The Pope reflected on the successes and limits of science in a message to Monsignor Rino Fisichella, rector of the Pontifical Lateran University. The university is hosting a three-day conference titled “1609-2009: From Galilei’s Telescope to Evolutionary Cosmology. Science, Philosophy and Theology in Dialogue.” The event concludes Wednesday.

The Holy Father suggested that this year’s celebration of the 400th anniversary of Galileo’s use of the telescope marks what was an “awareness in culture of being before a crucial point in the history of humanity.”
 
“Science was becoming something different from what the ancients had always thought of it,” he observed. “The deductive method was giving way to the inductive, opening the way to experimentation. The concept of science that had lasted for centuries was now modified.”

And this, the Pontiff said, pointed “to a new conception of the world and man.”

More questions

Benedict XVI suggested that today as well, “the universe continues to raise questions to which simple observation, however, is unable to give a satisfactory answer.”

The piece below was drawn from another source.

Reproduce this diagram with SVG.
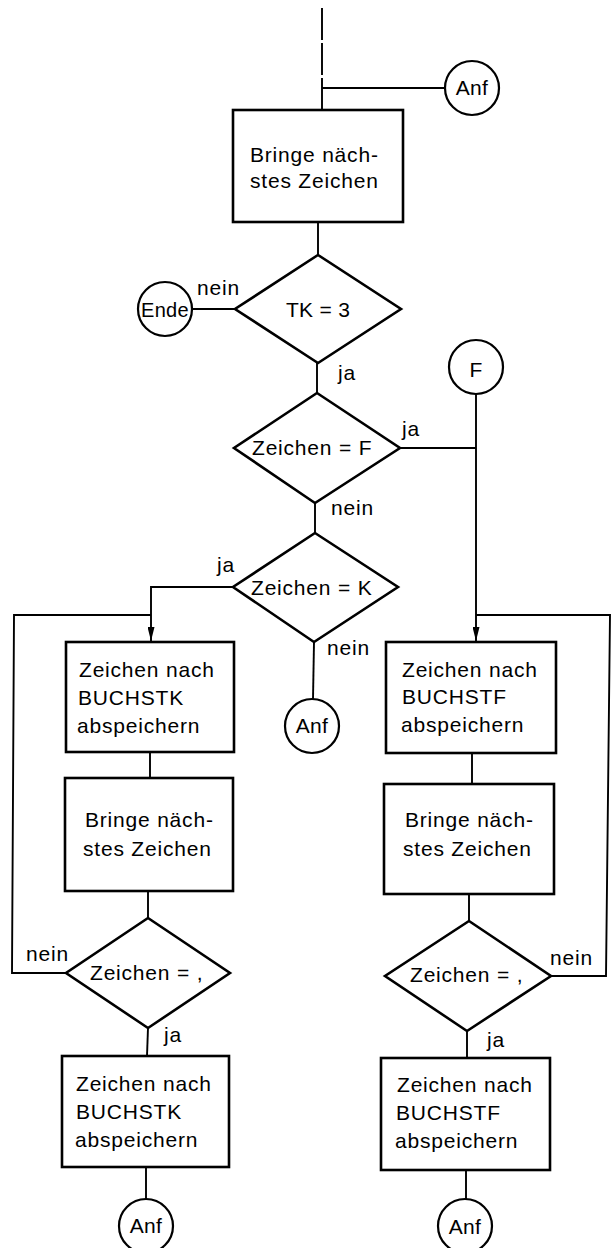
<svg xmlns="http://www.w3.org/2000/svg" width="613" height="1248" viewBox="0 0 613 1248">
<style>
.box{fill:none;stroke:#000;stroke-width:2.6}
.dia{fill:none;stroke:#000;stroke-width:2.6;stroke-linejoin:miter}
.circ{fill:none;stroke:#000;stroke-width:2.2}
.ln{fill:none;stroke:#000;stroke-width:1.9}
text{font-family:"Liberation Sans","DejaVu Sans",sans-serif;font-size:21px;letter-spacing:0.8px;fill:#000}
.c{text-anchor:middle;letter-spacing:0.3px}
</style>
<defs>
<marker id="arr" markerUnits="userSpaceOnUse" markerWidth="14" markerHeight="7" refX="14" refY="3.5" orient="auto">
<path d="M0,0 L14,3.5 L0,7 Z" fill="#000"/>
</marker>
</defs>
<rect width="613" height="1248" fill="#fff"/>

<g id="connectors">
<path class="ln" d="M322,8 L322,88" stroke-dasharray="32 3"/>
<path class="ln" d="M322,88 L322,110"/>
<path class="ln" d="M322,88 L445,88"/>
<path class="ln" d="M318,222 L318,255"/>
<path class="ln" d="M192,309 L235,309"/>
<path class="ln" d="M317,363 L317,393"/>
<path class="ln" d="M400,448 L476,448"/>
<path class="ln" d="M476,394 L476,641" marker-end="url(#arr)"/>
<path class="ln" d="M315,503 L315,533"/>
<path class="ln" d="M233,587 L151,587 L151,641" marker-end="url(#arr)"/>
<path class="ln" d="M314,642 L313,699"/>
<path class="ln" d="M66,973 L12,973 L14,615 L151,615"/>
<path class="ln" d="M551,976 L606,976 L610,615 L476,615"/>
<path class="ln" d="M150,752 L150,778"/>
<path class="ln" d="M148,891 L148,918"/>
<path class="ln" d="M148,1028 L147,1056"/>
<path class="ln" d="M146,1167 L146,1199"/>
<path class="ln" d="M472,753 L472,784"/>
<path class="ln" d="M469,894 L469,921"/>
<path class="ln" d="M467,1031 L467,1058"/>
<path class="ln" d="M466,1170 L466,1199"/>
<text x="197" y="295">nein</text>
<text x="338" y="380">ja</text>
<text x="402" y="436">ja</text>
<text x="331" y="515">nein</text>
<text x="217" y="572">ja</text>
<text x="327" y="655">nein</text>
<text x="26" y="961">nein</text>
<text x="550" y="965">nein</text>
<text x="164" y="1042">ja</text>
<text x="487" y="1047">ja</text>
</g>

<g id="anf-top">
<circle class="circ" cx="472" cy="88" r="27"/>
<text class="c" x="472" y="95">Anf</text>
</g>

<g id="box-bringe-top">
<rect class="box" x="233" y="110" width="170" height="112"/>
<text x="250" y="162">Bringe näch-</text>
<text x="250" y="188">stes Zeichen</text>
</g>

<g id="dia-tk">
<polygon class="dia" points="318,255 401,309 318,363 235,309"/>
<text class="c" x="318" y="317">TK = 3</text>
</g>

<g id="ende">
<circle class="circ" cx="165" cy="309" r="27"/>
<text class="c" x="165" y="317" style="font-size:20px">Ende</text>
</g>

<g id="f-conn">
<circle class="circ" cx="476" cy="367" r="27"/>
<text class="c" x="476" y="377">F</text>
</g>

<g id="dia-f">
<polygon class="dia" points="317,393 400,448 315,503 234,448"/>
<text x="252" y="455">Zeichen = F</text>
</g>

<g id="dia-k">
<polygon class="dia" points="315,533 398,587 314,642 233,587"/>
<text x="251" y="595">Zeichen = K</text>
</g>

<g id="anf-mid">
<circle class="circ" cx="312" cy="726" r="27"/>
<text class="c" x="312" y="733">Anf</text>
</g>

<g id="box-l1">
<rect class="box" x="66" y="642" width="168" height="110"/>
<text x="79" y="677">Zeichen nach</text>
<text x="78" y="705">BUCHSTK</text>
<text x="77" y="733">abspeichern</text>
</g>

<g id="box-l2">
<rect class="box" x="65" y="778" width="168" height="113"/>
<text x="85" y="827">Bringe näch-</text>
<text x="83" y="856">stes Zeichen</text>
</g>

<g id="dia-l">
<polygon class="dia" points="148,918 230,973 148,1028 66,973"/>
<text x="90" y="980">Zeichen = ,</text>
</g>

<g id="box-l3">
<rect class="box" x="62" y="1056" width="167" height="111"/>
<text x="76" y="1091">Zeichen nach</text>
<text x="76" y="1119">BUCHSTK</text>
<text x="75" y="1147">abspeichern</text>
</g>

<g id="anf-l">
<circle class="circ" cx="146" cy="1226" r="27"/>
<text class="c" x="146" y="1233">Anf</text>
</g>

<g id="box-r1">
<rect class="box" x="386" y="642" width="170" height="111"/>
<text x="402" y="677">Zeichen nach</text>
<text x="402" y="704">BUCHSTF</text>
<text x="401" y="732">abspeichern</text>
</g>

<g id="box-r2">
<rect class="box" x="384" y="784" width="170" height="110"/>
<text x="405" y="827">Bringe näch-</text>
<text x="403" y="856">stes Zeichen</text>
</g>

<g id="dia-r">
<polygon class="dia" points="469,921 551,976 467,1031 385,976"/>
<text x="410" y="982">Zeichen = ,</text>
</g>

<g id="box-r3">
<rect class="box" x="381" y="1058" width="169" height="112"/>
<text x="397" y="1092">Zeichen nach</text>
<text x="396" y="1120">BUCHSTF</text>
<text x="395" y="1148">abspeichern</text>
</g>

<g id="anf-r">
<circle class="circ" cx="465" cy="1226" r="27"/>
<text class="c" x="465" y="1234">Anf</text>
</g>
</svg>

Natural and physical sciences, paying recourse only to their own resources, run the risk of presenting the cosmos as “an unresolved enigma.”
 
But Galileo’s lesson, the Pope said, is that matter “has an intelligibility capable of speaking to man’s intelligence and of indicating a path that goes beyond a simple phenomenon.”

Using the example of mathematics, he explained: “Mathematics is an invention of the human spirit to understand creation. However, if nature is really structured with a mathematical language and mathematics, invented by man, can succeed in understanding it, this means that something extraordinary is verified: The objective structure of the universe and the intellectual structure of the human individual coincide, objective reason and objectified reason in nature are identical.”

God’s face

Galileo’s lesson is also a call to go beyond what can be observed, Benedict XVI contended.
 
The questions about the immensity of the universe, its origin and its end, “do not admit only one answer of a scientific character,” he said. “Whoever looks at the cosmos following Galileo’s lesson will not be able to stop only with that which he observes with a telescope; he will have to further proceed to ask himself about the meaning and end to which the whole of creation is oriented.”
 
In this context, the Pope observed, philosophy and theology have an important role “to prepare the way for further knowledge.”
 
Philosophy, “given the phenomena and beauty of creation, seeks with its reasoning to understand nature and the ultimate end of the cosmos,” he explained. Theology, on the other hand,  “founded on the revealed Word, scrutinizes the beauty and wisdom of the love of God, who has left his imprint in created nature.”
 
In this movement, he affirmed, both reason and faith are involved; “both offer their light.”
 
Hence, Benedict XVI stated, “there is no conflict on the horizon between scientific, philosophical and theological knowledge; on the contrary, only in the measure that they succeed in entering into dialogue and exchanging their respective competencies, will they be able to present to men of today truly effective results.”
 
Galileo’s discovery “was a decisive phase for the history of humanity,” the Pope said, which has been followed by “other great conquests.”

And with all of them, he cautioned, a risk always exists: that man “relies only on science and forgets to raise his eyes beyond himself.”

Instead, Benedict XVI invited mankind to direct his gaze “to that transcendent Being, Creator of everything, who in Jesus Christ has revealed his face of Love.”